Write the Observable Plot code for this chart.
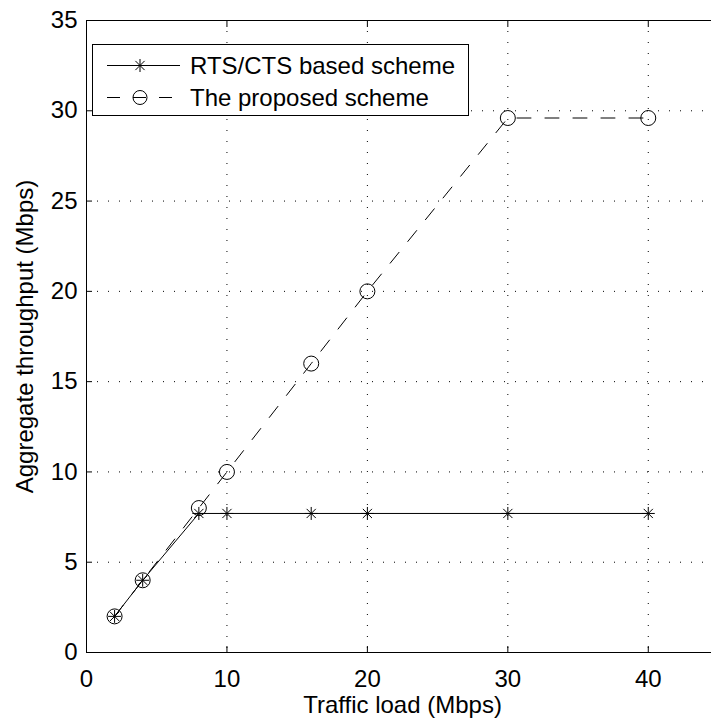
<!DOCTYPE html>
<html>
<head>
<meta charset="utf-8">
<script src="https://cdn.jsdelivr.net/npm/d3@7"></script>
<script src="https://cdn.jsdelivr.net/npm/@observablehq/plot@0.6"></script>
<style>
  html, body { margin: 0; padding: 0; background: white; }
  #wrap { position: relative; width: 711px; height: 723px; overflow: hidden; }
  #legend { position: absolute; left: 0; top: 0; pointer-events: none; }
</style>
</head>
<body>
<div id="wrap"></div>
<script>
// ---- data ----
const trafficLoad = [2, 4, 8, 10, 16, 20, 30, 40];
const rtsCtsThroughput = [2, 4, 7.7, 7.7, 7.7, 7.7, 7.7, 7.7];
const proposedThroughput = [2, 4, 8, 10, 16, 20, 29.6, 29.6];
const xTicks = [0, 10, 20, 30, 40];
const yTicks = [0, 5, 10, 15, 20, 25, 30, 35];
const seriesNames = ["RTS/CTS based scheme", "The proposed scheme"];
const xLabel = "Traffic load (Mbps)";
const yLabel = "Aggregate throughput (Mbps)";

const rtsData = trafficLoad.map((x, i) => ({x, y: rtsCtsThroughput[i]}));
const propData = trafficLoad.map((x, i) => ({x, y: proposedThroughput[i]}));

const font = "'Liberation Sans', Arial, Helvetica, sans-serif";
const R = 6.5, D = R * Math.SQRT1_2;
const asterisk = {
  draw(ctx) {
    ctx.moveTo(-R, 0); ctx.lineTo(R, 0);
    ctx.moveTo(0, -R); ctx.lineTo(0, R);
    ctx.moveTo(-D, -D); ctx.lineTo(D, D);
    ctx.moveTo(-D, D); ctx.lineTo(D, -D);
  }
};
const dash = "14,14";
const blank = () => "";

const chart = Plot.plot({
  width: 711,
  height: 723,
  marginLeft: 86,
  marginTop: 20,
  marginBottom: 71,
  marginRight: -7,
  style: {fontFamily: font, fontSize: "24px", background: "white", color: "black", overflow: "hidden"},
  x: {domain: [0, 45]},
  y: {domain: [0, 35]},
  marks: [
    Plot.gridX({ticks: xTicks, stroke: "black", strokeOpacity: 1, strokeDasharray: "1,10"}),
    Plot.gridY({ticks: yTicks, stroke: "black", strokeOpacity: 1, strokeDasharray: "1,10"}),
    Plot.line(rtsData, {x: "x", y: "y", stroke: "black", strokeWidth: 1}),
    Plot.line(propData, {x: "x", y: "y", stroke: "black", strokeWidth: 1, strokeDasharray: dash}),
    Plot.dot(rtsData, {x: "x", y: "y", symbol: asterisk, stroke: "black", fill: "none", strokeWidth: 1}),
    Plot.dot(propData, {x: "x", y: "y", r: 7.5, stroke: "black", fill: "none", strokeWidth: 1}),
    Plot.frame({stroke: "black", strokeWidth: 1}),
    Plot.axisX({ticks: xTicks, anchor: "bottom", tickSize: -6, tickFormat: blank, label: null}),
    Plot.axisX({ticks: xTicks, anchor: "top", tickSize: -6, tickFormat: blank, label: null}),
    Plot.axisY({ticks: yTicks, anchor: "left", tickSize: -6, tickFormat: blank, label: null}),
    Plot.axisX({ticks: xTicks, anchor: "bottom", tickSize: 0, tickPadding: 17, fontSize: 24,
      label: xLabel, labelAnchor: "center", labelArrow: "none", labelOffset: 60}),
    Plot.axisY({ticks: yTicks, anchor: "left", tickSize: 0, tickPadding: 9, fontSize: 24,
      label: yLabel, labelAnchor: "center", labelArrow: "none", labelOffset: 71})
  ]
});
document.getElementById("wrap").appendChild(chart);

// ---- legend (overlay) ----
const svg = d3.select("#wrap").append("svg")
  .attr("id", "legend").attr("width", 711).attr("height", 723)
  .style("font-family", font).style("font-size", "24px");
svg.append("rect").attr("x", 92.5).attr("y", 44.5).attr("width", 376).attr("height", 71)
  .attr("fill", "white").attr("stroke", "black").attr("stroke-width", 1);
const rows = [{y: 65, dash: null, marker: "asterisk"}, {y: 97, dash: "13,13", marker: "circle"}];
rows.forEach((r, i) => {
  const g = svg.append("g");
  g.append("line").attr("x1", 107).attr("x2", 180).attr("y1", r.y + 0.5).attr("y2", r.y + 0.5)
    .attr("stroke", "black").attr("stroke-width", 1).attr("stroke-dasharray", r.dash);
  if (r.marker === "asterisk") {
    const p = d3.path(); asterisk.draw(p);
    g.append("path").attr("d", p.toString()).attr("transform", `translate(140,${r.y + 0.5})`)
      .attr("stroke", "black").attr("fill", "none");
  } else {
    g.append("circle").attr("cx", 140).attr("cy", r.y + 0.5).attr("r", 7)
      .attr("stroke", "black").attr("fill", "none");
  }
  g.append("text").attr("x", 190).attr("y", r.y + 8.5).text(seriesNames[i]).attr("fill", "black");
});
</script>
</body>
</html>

|---|

Task goal: Say how many lines above hold the word "chart", giving only the count.

Final answer: 3